Largely driven by human activity, climate change has been messing with the traditional concept of four seasons for a while now. Scientists have discovered that as the planet warms up, the tropics have been expanding by 0.1 to 0.2 degrees of latitude every decade, so that places that once had four seasons are shifting to having just two.
But even in regions with four seasons, weather and temperature patterns have been altered. Across the United States, the shift from cold weather in the winter to warm spring temperatures happens earlier now than it did in the past, and the period of winter weather is shorter and generally milder.
Even the heatwaves are starting later in the summer months. An extended period of record-breaking heat struck the central United States in late August 2023, with the worst conditions occurring on August 23 and 24 in northern Illinois and northwest Indiana.
This marked the first time since a July 1995 heatwave that Chicago experienced consecutive days with heat indices exceeding 115 degrees Fahrenheit (46 degrees Celsius).
Longer Summers, Shorter Winters
A 2021 study published in Geophysical Research Letters examined seasons in the Northern Hemisphere from 1952 to 2011 and found that global warming has altered the length and temperatures of the four seasons.

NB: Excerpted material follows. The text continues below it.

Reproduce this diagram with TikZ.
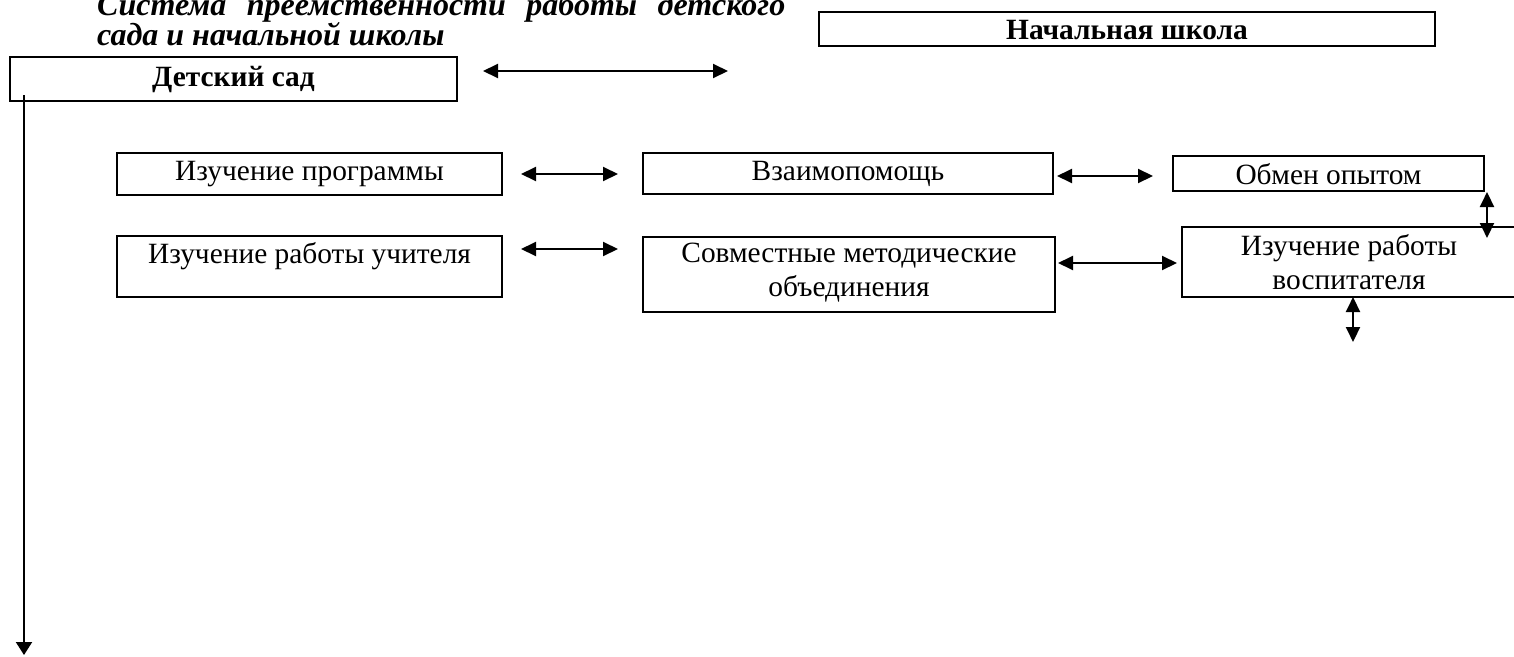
\documentclass[tikz,border=0pt]{standalone}
\usepackage{fontspec}
\setmainfont{Liberation Serif}
\usetikzlibrary{arrows.meta}
\begin{document}
\begin{tikzpicture}[x=1pt,y=-1pt,
  box/.style={draw, line width=1.9pt, inner sep=0pt},
  thickbox/.style={draw, line width=2.7pt, inner sep=0pt},
  txt/.style={inner sep=0pt, font=\fontsize{29.4}{34}\selectfont, align=center},
  btxt/.style={inner sep=0pt, font=\fontsize{29.4}{34}\selectfont\bfseries},
  ttl/.style={anchor=base west, inner sep=0pt, font=\fontsize{32}{36}\selectfont\bfseries\itshape},
  dbl/.style={line width=2pt, {Triangle[length=15pt,width=14pt]}-{Triangle[length=15pt,width=14pt]}},
  sgl/.style={line width=2pt, -{Triangle[length=13pt,width=16pt]}}]
\useasboundingbox (0,0) rectangle (1514,656);
% title
\node[ttl] (title1) at (97,15)
  {\hbox to 688pt{Система\hfill преемственности\hfill работы\hfill детского}};
\node[ttl] (title2) at (97,45) {сада и начальной школы};
% top boxes
\node[thickbox, minimum width=447pt, minimum height=44pt] (ds) at (233.5,79) {};
\node[btxt] (dst) at (233.5,80) {Детский сад};
\node[thickbox, minimum width=616pt, minimum height=34pt] (ns) at (1127,29) {};
\node[btxt] (nst) at (1127,30) {Начальная школа};
% row 1
\node[box, minimum width=385pt, minimum height=42pt] (r1b1) at (309.5,174) {};
\node[txt] (r1t1) at (309.5,174) {Изучение программы};
\node[box, minimum width=410pt, minimum height=41pt] (r1b2) at (848,173.5) {};
\node[txt] (r1t2) at (848,173.5) {Взаимопомощь};
\node[box, minimum width=311pt, minimum height=35pt] (r1b3) at (1328.5,173.5) {};
\node[txt] (r1t3) at (1328.5,174) {Обмен опытом};
% row 2
\node[box, minimum width=385pt, minimum height=61pt] (r2b1) at (309.5,266.5) {};
\node[txt] (r2t1) at (309.5,256) {Изучение работы учителя};
\node[box, minimum width=412pt, minimum height=75pt] (r2b2) at (849,274.5) {};
\node[txt] (r2t2) at (849,273) {Совместные методические\\объединения};
\node[box, minimum width=334pt, minimum height=70pt] (r2b3) at (1349,262) {};
\node[txt] (r2t3) at (1349,262) {Изучение работы\\воспитателя};
% connector ends
\coordinate (topL) at (483,71);
\coordinate (topR) at (728,71);
\coordinate (a1L) at (521,174);
\coordinate (a1R) at (618,174);
\coordinate (b1L) at (1057,176);
\coordinate (b1R) at (1153,176);
\coordinate (a2L) at (521,249);
\coordinate (a2R) at (618,249);
\coordinate (b2L) at (1058,263);
\coordinate (b2R) at (1177,263);
\coordinate (v1T) at (1487,192);
\coordinate (v1B) at (1487,238);
\coordinate (v2T) at (1353,297);
\coordinate (v2B) at (1353,342);
\coordinate (dT) at (24,95);
\coordinate (dB) at (24,655);
% connectors
\draw[dbl] (topL) -- (topR);
\draw[dbl] (a1L) -- (a1R);
\draw[dbl] (b1L) -- (b1R);
\draw[dbl] (a2L) -- (a2R);
\draw[dbl] (b2L) -- (b2R);
\draw[dbl] (v1T) -- (v1B);
\draw[dbl] (v2T) -- (v2B);
\draw[sgl] (dT) -- (dB);
\end{tikzpicture}
\end{document}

Traditionally, a year was divided into four equal-length seasons, but this is no longer the case. In this period, summer has lengthened, while spring, autumn and winter have shortened.
Summers have started earlier and extended by 4.2 days every 10 years, resulting in a 17-day increase in summer length over the last half-century. This has led to hotter summers with more frequent and prolonged heatwaves between May and September.
In contrast, winters, springs and autumns have all become shorter. Spring has decreased by nine days, autumn by five days, and winter by three days over the same time frame. These changes are attributed to shifts in the onset and withdrawal of these seasons. Spring and summer start earlier, while autumn and winter begin later.
Temperatures have also changed, with summers becoming longer and hotter, while winters have also warmed. In northern North America, winter temperatures have risen by more than 0.4 degrees Celsius every 10 years. Shorter, warmer spring and autumn seasons have become the new norm due to these shifts in season timing and temperature patterns.